Putin sagte damals in einem Interview:
Wenn jemand beschließt, Russland zu vernichten, haben wir das Recht, darauf zu reagieren. Ja, das wäre eine Katastrophe für die Menschheit und für die Welt. Aber ich bin ein Bürger Russlands und sein Staatsoberhaupt. Wozu benötigen wir eine Welt ohne Russland?
Tatsächlich entspricht die damals gewählte Formulierung exakt der russischen Nukleardoktrin. Droht die Vernichtung Russlands, ist der Einsatz von Nuklearwaffen zulässig. Das zeigt den ganzen Irrsinn der gewählten US-Strategie.
Russland herausfordern
Einerseits soll kein Atomkrieg stattfinden, andererseits soll Russland exakt in die Lage gebracht werden, die den Einsatz von Nuklearwaffen legitimieren würde. Glücklicherweise haben bisher weder Sanktionen noch Kriegsführung Russland in diese Ecke getrieben. Es ist – im Gegenteil – politisch und militärisch gestärkt. Aber sicher ist nichts, nicht im Krieg.
Anders als Liz Truss, die 2022 völlig emotionslos erklärte, dass sie als Premierministerin den berühmten roten Knopf drücken würde – im Fall des Falles –, sprach Putin 2018 klar von einem Vergeltungsfall und über die Katastrophe, die das wäre.
Stete Erinnerung an Atomwaffen
Seit Beginn der russischen Aggression erinnert er jedoch regelmäßig daran, dass Russland über Atomwaffen verfügt. Ist das nun unverantwortliche nukleare Eskalation, wie immer behauptet wird, oder ein Indiz für die Situation, in der wir uns heute befinden? Meines Erachtens liegt es auf der Hand, dass es heute noch sehr viel gefährlicher ist als damals zu Zeiten der Kuba-Krise.
Es gibt keine geheime direkte Leitung zwischen den Anführern von Atommächten, keine vertraulichen Unterhändler. Es regiert nur Misstrauen, Sprachlosigkeit, regelrecht personalisierter Hass (in dem Fall auf Putin) und viele Spekulationen über wechselseitige Intentionen und ein Was-wäre-wenn.
Geschichts- und Realitätsverlust
Im Westen, einschließlich der EU, einschließlich Deutschland dominieren Geschichts- und Realitätsverlust.
US-Präsidenten kämen nie auf die Idee, die russischen Nato-Besorgnisse als "absurd" zu bezeichnen.

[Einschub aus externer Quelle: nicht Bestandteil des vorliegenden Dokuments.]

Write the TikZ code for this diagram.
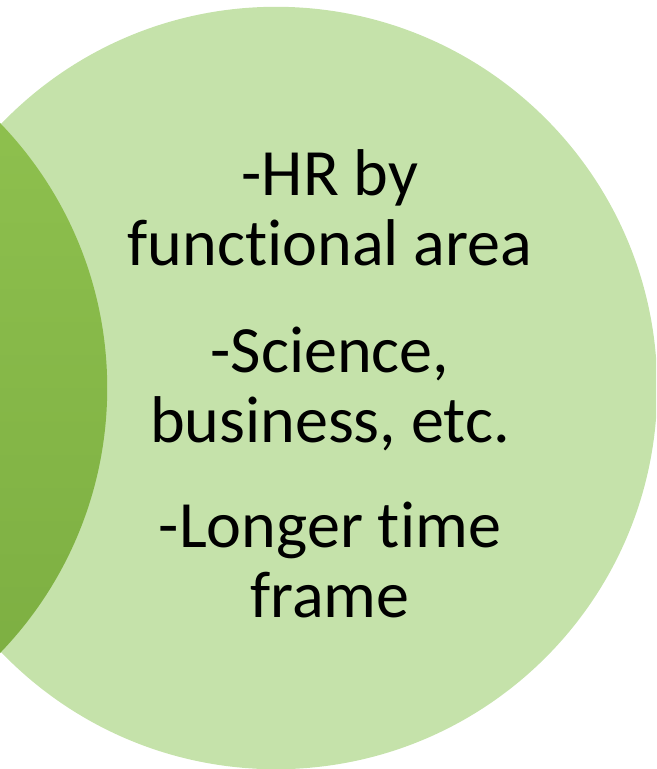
\documentclass[tikz,border=0pt]{standalone}
\usepackage{fontspec}
\setmainfont{Carlito}[Ligatures=NoCommon]
\definecolor{palegreen}{RGB}{197,226,170}
\definecolor{leaftop}{RGB}{145,195,80}
\definecolor{leafbot}{RGB}{122,172,64}
\begin{document}
\begin{tikzpicture}[x=0.01cm,y=-0.01cm,
  blob/.style={circle, inner sep=0pt, minimum size=7.62cm},
  txt/.style={align=center, anchor=base, inner sep=0pt,
    font=\fontsize{18.8pt}{19.9pt}\selectfont}]
\useasboundingbox (0,0) rectangle (656,769);
\clip (0,0) rectangle (656,769);
\node[blob, fill=palegreen] (big) at (276,388) {};
\node[blob, top color=leaftop, bottom color=leafbot] (side) at (-274,388) {};
% base anchor sits on the last line
\node[txt] (area) at (330,265) {-HR by\\functional area};
\node[txt] (field) at (330,442) {-Science,\\business, etc.};
\node[txt] (time) at (330,617) {-Longer time\\frame};
\end{tikzpicture}
\end{document}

Die USA haben eine klare Vorstellung davon, dass sie weltweit bestimmen, wo es langgeht und alle hinterherzutraben haben.
Dass das dann regelmäßig im Desaster endet, wirkt leider nicht abschreckend. Die Römer waren insofern definitiv klüger. Als die im Schlamm des Teutoburger Waldes feststeckten, ließen sie das Unterfangen, die germanischen Stämme auch noch beherrschen zu wollen.

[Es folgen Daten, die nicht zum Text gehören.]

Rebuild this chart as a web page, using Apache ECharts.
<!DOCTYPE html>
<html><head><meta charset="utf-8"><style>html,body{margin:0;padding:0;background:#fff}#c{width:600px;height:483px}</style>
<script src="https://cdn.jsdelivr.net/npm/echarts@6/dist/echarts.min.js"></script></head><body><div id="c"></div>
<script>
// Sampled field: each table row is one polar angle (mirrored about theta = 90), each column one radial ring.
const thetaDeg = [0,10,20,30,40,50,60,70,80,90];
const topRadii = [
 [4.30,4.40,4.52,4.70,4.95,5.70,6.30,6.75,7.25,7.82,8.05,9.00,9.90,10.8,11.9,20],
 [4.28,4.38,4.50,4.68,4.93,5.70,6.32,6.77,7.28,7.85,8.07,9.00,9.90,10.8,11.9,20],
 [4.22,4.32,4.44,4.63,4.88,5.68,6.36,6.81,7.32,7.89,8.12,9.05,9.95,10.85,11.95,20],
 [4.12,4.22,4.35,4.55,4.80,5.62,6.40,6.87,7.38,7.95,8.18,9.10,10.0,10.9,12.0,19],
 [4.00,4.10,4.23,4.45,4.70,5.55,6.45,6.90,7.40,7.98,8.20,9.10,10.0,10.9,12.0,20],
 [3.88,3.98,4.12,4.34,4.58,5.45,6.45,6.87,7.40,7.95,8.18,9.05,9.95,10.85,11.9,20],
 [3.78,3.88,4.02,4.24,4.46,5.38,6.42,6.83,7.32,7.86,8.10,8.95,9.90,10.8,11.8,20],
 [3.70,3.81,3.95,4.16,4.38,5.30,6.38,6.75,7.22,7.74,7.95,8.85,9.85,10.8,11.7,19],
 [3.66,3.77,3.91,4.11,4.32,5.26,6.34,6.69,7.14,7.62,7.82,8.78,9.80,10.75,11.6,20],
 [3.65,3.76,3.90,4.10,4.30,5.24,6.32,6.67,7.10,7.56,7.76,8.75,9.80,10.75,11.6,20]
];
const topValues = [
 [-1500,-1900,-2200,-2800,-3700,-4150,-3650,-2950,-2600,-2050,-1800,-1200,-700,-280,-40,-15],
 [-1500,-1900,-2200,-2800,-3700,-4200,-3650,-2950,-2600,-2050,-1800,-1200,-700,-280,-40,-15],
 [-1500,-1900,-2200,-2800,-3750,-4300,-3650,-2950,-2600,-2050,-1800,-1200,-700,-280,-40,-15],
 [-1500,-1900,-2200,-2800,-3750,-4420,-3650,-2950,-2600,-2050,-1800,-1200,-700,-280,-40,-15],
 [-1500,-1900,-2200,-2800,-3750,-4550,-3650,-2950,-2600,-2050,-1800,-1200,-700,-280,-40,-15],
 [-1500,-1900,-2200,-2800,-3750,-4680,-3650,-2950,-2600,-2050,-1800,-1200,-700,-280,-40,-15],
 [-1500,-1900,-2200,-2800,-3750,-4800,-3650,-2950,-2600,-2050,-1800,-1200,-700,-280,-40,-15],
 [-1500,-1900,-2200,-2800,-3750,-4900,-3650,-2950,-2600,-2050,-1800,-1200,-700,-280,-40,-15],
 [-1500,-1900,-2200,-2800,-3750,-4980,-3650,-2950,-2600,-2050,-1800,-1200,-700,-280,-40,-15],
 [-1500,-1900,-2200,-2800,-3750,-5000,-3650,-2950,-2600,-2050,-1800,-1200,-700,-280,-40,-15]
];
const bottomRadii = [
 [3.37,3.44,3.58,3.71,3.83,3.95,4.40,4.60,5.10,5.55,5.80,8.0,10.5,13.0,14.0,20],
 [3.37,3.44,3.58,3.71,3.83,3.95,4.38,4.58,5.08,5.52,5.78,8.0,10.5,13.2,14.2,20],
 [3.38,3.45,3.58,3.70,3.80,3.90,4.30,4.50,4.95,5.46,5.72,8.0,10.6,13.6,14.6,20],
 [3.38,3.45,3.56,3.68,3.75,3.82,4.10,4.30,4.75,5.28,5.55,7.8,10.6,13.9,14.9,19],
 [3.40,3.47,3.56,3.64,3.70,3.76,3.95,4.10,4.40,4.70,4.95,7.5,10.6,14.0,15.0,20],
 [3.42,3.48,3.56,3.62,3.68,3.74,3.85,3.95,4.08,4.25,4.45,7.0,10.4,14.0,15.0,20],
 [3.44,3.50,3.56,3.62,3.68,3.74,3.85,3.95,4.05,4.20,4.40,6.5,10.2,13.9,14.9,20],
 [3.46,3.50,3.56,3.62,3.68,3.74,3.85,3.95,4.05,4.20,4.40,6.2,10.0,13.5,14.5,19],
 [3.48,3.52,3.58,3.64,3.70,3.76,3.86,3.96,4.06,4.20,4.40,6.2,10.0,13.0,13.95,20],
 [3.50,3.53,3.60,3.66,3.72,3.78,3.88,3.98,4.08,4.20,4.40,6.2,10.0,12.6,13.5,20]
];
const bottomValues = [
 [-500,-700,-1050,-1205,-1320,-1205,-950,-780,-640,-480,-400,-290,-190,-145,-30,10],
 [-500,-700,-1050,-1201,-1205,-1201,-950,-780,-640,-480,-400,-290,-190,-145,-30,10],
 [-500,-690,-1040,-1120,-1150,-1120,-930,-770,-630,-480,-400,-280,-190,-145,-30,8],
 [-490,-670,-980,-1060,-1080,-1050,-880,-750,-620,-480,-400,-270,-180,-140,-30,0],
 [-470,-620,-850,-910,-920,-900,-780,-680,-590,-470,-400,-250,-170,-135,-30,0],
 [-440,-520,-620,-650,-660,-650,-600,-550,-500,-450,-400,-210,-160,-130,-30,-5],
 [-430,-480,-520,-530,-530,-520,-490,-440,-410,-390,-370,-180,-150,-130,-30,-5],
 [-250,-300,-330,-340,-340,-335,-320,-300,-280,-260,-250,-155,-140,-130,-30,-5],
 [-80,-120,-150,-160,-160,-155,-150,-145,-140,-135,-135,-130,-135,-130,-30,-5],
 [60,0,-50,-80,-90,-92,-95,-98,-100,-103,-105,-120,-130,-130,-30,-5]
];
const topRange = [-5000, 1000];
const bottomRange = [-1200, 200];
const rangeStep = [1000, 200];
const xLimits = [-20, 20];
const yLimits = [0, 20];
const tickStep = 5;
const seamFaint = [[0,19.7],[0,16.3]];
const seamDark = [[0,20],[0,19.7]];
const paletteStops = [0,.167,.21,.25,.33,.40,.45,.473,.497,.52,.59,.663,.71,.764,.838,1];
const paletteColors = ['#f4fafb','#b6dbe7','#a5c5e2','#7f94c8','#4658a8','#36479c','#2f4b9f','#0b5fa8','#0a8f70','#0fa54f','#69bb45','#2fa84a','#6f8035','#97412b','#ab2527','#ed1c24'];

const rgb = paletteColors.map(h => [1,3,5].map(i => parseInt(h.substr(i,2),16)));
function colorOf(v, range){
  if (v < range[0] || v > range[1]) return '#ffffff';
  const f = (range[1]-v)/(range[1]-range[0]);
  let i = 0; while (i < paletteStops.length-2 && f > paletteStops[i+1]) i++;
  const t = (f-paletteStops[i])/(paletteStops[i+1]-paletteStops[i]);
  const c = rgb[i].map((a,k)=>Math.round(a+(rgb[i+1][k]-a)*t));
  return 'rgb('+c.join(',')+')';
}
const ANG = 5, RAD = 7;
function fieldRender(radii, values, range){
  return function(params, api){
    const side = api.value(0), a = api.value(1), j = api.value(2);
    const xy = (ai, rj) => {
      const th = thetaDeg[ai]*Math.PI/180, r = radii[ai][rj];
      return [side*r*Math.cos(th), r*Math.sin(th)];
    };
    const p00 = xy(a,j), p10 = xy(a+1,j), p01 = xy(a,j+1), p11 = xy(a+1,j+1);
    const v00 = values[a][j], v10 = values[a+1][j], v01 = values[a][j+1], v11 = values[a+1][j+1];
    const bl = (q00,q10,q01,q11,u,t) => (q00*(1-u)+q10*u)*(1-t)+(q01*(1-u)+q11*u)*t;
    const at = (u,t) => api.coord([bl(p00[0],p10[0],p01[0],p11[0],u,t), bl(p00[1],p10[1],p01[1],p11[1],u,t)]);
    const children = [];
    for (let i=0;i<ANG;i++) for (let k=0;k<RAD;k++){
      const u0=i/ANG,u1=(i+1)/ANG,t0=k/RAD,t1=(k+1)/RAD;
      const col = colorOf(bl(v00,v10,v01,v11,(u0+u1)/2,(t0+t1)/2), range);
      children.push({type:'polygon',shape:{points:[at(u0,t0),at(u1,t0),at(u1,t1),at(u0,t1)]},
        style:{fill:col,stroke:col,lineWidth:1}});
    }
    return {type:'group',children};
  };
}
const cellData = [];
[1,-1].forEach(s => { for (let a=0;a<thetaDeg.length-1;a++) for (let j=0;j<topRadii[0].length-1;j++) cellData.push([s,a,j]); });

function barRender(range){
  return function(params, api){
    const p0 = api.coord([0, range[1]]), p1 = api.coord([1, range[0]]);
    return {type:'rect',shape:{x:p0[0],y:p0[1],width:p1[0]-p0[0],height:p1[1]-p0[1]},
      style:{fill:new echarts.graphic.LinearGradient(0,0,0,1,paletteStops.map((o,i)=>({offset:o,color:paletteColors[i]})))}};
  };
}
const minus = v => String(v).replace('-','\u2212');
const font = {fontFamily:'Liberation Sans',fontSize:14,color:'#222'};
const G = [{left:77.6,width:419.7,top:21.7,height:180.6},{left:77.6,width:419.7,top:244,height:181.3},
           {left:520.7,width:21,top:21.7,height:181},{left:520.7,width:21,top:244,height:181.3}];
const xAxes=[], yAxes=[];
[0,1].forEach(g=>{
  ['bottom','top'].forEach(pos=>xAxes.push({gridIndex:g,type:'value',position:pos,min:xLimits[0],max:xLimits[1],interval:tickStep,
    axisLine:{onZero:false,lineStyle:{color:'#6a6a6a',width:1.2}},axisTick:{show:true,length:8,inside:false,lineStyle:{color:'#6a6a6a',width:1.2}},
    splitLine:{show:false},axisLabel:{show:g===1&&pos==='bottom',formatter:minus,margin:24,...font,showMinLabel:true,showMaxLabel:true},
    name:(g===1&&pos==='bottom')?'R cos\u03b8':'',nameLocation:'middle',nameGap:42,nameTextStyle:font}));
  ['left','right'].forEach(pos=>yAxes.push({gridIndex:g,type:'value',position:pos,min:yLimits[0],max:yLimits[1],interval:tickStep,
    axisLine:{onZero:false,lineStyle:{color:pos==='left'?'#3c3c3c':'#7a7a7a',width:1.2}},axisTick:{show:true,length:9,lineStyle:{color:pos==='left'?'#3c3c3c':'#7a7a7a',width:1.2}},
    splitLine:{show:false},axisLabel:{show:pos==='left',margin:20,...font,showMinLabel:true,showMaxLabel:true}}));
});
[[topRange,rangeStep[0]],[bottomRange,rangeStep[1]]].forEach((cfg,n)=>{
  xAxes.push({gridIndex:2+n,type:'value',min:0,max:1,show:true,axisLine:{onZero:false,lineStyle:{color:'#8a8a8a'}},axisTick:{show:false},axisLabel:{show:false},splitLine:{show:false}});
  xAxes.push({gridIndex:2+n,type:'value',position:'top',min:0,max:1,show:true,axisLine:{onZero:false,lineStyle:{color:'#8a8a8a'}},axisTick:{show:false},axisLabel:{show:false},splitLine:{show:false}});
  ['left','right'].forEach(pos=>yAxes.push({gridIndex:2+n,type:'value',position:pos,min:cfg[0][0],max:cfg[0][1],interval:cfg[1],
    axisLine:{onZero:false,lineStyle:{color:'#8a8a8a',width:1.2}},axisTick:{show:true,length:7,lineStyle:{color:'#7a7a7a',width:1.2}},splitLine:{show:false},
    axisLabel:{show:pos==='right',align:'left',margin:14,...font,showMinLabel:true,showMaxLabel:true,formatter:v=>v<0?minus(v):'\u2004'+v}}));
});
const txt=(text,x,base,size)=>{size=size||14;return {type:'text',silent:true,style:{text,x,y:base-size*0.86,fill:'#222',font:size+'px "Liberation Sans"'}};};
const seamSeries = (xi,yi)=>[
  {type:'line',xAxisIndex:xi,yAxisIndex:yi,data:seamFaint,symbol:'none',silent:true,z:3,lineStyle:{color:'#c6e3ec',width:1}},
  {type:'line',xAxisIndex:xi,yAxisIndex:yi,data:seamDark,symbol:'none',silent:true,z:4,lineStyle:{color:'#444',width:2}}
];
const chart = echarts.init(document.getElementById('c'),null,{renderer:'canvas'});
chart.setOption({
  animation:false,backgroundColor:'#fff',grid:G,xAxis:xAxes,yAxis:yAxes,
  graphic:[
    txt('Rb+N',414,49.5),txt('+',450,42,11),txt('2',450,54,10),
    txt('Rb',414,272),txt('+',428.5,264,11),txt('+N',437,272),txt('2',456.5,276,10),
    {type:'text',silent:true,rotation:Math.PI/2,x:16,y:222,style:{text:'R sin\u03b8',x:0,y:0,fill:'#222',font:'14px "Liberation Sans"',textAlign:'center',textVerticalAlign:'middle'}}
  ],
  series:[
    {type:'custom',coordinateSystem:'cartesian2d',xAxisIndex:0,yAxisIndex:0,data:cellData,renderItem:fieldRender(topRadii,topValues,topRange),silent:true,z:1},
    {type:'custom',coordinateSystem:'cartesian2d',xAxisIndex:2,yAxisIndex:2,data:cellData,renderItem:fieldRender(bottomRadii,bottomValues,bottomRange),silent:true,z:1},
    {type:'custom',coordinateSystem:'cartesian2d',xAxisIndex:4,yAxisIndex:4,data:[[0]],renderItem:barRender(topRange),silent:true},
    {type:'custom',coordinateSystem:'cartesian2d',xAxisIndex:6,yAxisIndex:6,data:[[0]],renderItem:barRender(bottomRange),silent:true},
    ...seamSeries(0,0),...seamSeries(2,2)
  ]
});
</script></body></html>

Vom Teutoburger Wald bis Kiew
Zugleich gibt es ein Gefühl der eigenen Verwundbarkeit durch innere und äußere "Feinde", das andauernd hochgezüchtet wird. Man denke an den schönen Garten, immer durch den Dschungel bedroht … Das geht Hand in Hand mit immer mehr kriegsähnlichen Erklärungen gegenüber Russland. Ist das alles nur Bluff? Nur propagandistisches Blendwerk? Nur der unbändige Wille, sich zu profilieren? Von den Kriegslügen will ich gar nicht reden.
Die kriegerischen Posen nehmen jedenfalls an Lautstärke zu. Sind wir nun schon im direkten Krieg mit Russland oder nur fast? Und was macht das mit dem Klima in unserem Land?
Wohin geht die Reise?
Dass die EU sich jüngst militarisieren will, ist ein verhängnisvoller Fehler. Sie ist jetzt schon schwächer als die USA. Wo soll das politisch, wirtschaftlich und sozial hinführen, wenn die US-Orientierung auch noch imitiert wird?
In den USA ist es für die Bevölkerungsmehrheit nicht gut ausgegangen. Dort regiert eine Oligarchie, der Sicherheitsapparat wird immer einflussreicher, die Grundfreiheiten bröckeln und die sozialen Bande sind sehr brüchig geworden. Anders als in den USA gibt es bei uns keine billigen Rohstoffe, und die billige Energie ist auch Vergangenheit. Und schließlich ist die Nato auch der Marktplatz für US-Produkte.
Was glauben wir also, wird in der EU und mit der EU geschehen? Was mit unserem Land?